The game adds a few fun wrinkles to the searches with items that can be opened, closed, or generally shoved out of the way, as well as a plasma gun that can zap obstructions to another dimension. Once they’re out of the way, you can grab whatever might be lurking behind them, but whatever you zapped will return eventually. In some scenes, you can also move from side to side by clicking navigation arrows at the top of the screen. All of these ideas are excellent ways to keep item hunts vibrant and compelling, but the fact that you can only grab the items displayed in your tool bar can be mildly frustrating. There might be something you absolutely know you have to pick up, but have to wait to snag it until its picture gets its turn in your roster. You just have to pay attention and remember to run through all of your search options – there’s nothing more sure to make you slap your forehead than using up a hint because you forgot you could move a gas can out of the way.

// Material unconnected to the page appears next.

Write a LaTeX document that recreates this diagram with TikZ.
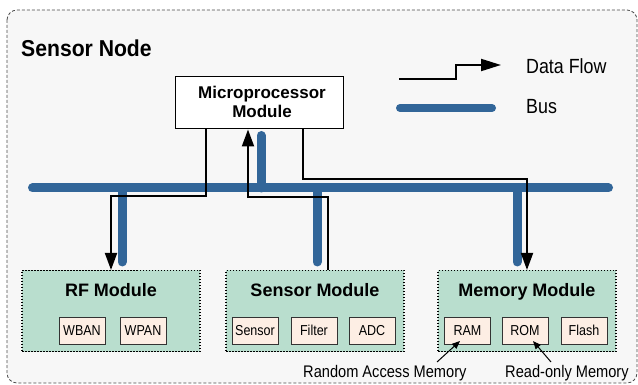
\documentclass[tikz,border=0pt]{standalone}
\usepackage{fontspec}
\setmainfont{Liberation Sans}
\newfontfamily\nrw[FakeStretch=0.87]{Liberation Sans}
\newfontfamily\ttl[FakeStretch=0.92]{Liberation Sans}
\usetikzlibrary{arrows.meta,calc}
\pgfdeclarelayer{bg}
\pgfsetlayers{bg,main}
\definecolor{busblue}{RGB}{50,102,153}
\definecolor{modgreen}{RGB}{185,222,206}
\definecolor{peach}{RGB}{253,238,228}
\definecolor{bgc}{RGB}{247,247,247}
\tikzset{
  module/.style={draw=black, line width=1.1pt, dash pattern=on 1.5pt off 1.5pt, fill=modgreen, minimum width=178pt, minimum height=81pt, inner sep=0pt},
  modtitle/.style={font=\bfseries\fontsize{18}{20}\selectfont, inner sep=0pt, anchor=base},
  subbox/.style={draw=black!80, line width=0.8pt, fill=peach, minimum width=46pt, minimum height=27pt, inner sep=0pt, font=\nrw\fontsize{14.4}{16}\selectfont},
  bus/.style={draw=busblue, line width=9pt, line cap=round},
  flow/.style={draw=black, line width=2pt, -{Triangle[length=17pt,width=12pt]}},
  flowplain/.style={draw=black, line width=2pt},
  ann/.style={font=\nrw\fontsize{16.8}{18}\selectfont, inner sep=0pt, anchor=base west},
  annarrow/.style={draw=black, line width=1pt, -{Triangle[length=8pt,width=6.5pt]}},
  legtext/.style={font=\nrw\fontsize{20.5}{22}\selectfont, inner sep=0pt, anchor=base west}
}
\begin{document}
\begin{tikzpicture}[x=1pt,y=-1pt]
\useasboundingbox (0,0) rectangle (638,385);
% outer frame
\begin{pgfonlayer}{bg}
\draw[dashed, dash pattern=on 3pt off 2pt, draw=black!70, line width=0.8pt, fill=bgc, rounded corners=10pt] (7,10) rectangle (637,383);
\end{pgfonlayer}
\node[inner sep=0pt, anchor=base west, font=\ttl\bfseries\fontsize{23}{25}\selectfont] (title) at (21,57) {Sensor Node};

% microprocessor
\node[draw=black, line width=1pt, fill=white, minimum width=168pt, minimum height=52pt, inner sep=0pt] (micro) at (259,103) {};
\node[inner sep=0pt, anchor=base, font=\bfseries\fontsize{17}{19}\selectfont] (mt1) at (262,99) {Microprocessor};
\node[inner sep=0pt, anchor=base, font=\bfseries\fontsize{17}{19}\selectfont] (mt2) at (262,118) {Module};

% modules
\node[module] (rf) at (111,311) {};
\node[module] (sens) at (315,311) {};
\node[module] (mem) at (527,311) {};
\node[modtitle] (rft) at (111,297) {RF Module};
\node[modtitle] (senst) at (315,297) {Sensor Module};
\node[modtitle] (memt) at (527,297) {Memory Module};

\node[subbox] (wban) at (82,330.5) {WBAN};
\node[subbox] (wpan) at (143,330.5) {WPAN};
\node[subbox] (ssub) at (255,330.5) {Sensor};
\node[subbox] (filt) at (314,330.5) {Filter};
\node[subbox] (adc) at (372,330.5) {ADC};
\node[subbox] (ram) at (467.5,330.5) {RAM};
\node[subbox] (rom) at (525,330.5) {ROM};
\node[subbox] (flash) at (584,330.5) {Flash};

% bus
\coordinate (b1) at (32.5,188);
\coordinate (b2) at (608.5,188);
\coordinate (sm) at (261,0);
\coordinate (sr) at (122,0);
\coordinate (ss) at (317,0);
\coordinate (sme) at (517,0);
\begin{pgfonlayer}{bg}
\draw[bus] (b1) -- (b2);
\draw[bus] ($(micro.south -| sm)+(0,6)$) -- (b1 -| sm);
\draw[bus] (b1 -| sr) -- ($(rf.north -| sr)+(0,-8)$);
\draw[bus] (b1 -| ss) -- ($(sens.north -| ss)+(0,-8)$);
\draw[bus] (b1 -| sme) -- ($(mem.north -| sme)+(0,-8)$);
\end{pgfonlayer}

% data flows
\coordinate (fx1) at (206,196);
\coordinate (fx2) at (248,197);
\coordinate (fx3) at (303,179);
\coordinate (fxr) at (111,0);
\coordinate (fxs) at (328,0);
\coordinate (fxm) at (527,0);
\draw[flow] (micro.south -| fx1) |- (fx1 -| fxr) -- (rf.north -| fxr);
\draw[flow] (sens.north -| fxs) |- (fx2) -- (micro.south -| fx2);
\draw[flow] (micro.south -| fx3) |- (fx3 -| fxm) -- (mem.north -| fxm);

% legend
\coordinate (l1) at (399,79);
\coordinate (l2) at (456,79);
\coordinate (l3) at (501,65);
\draw[flowplain, -{Triangle[length=20pt,width=12pt]}] (l1) -- (l2) |- (l3);
\node[legtext] (dft) at (526,74) {Data Flow};
\coordinate (lb1) at (400,108);
\coordinate (lb2) at (492,108);
\draw[bus, line width=8pt] (lb1) -- (lb2);
\node[legtext] (bust) at (526,114) {Bus};

% annotations
\node[ann] (ramt) at (303,377) {Random Access Memory};
\node[ann] (romt) at (505,377) {Read-only Memory};
\coordinate (a1) at (437,362);
\coordinate (a2) at (460,341);
\coordinate (a3) at (551,362);
\coordinate (a4) at (533,341);
\draw[annarrow] (a1) -- (a2);
\draw[annarrow] (a3) -- (a4);
\end{tikzpicture}
\end{document}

You won’t spend all of your time looking for stuff, though – there are a few minigames mixed in, as well, that similarly play on established game types to deliver something new. There are standard jigsaws, but there is also the multilayered reconstruction of a 3d object. A pachinko-style pill sorting game drove me insane, but reconstructing circuits was more fun. There were more gear-assembling games than I would like, so I skipped them – but unlike most games that just give you a free pass, Amulet Secret expects you to earn your way out by solving a hidden object sequence. It’s a method I hope more HOGs will adopt in the future. If there’s no downside to skipping tricky games or puzzles, players might be tempted to opt out too quickly, and miss their shot at enjoying the sweet victory that comes from finally beating a brain teaser into submission.
Amulet Secret is a shining example of how innovative hidden object games can still be, yet at the same time suffers from an odd lack of polish. The gameplay itself is sensational, but everything it’s wrapped in is just a bit bush league. The music, though well performed, seems slightly out of place, as does Anna’s look. The way she’s drawn, I can’t tell if she’s supposed to be a 20-year old with questionable taste in fashion (really, Anna, those glasses aren’t helping you) or a 60-year old with great hair.
The text looks awkward in chat bubbles, as though it was added after the bubble itself was drawn. None of these issues affect the game itself, but do diminish the overall presentation in a small way. The bottom line is that 3 Days: Amulet Secret is a smart, inventive, enormous, and ceaselessly satisfying hidden object game, so we can forgive its ill-fitting exterior.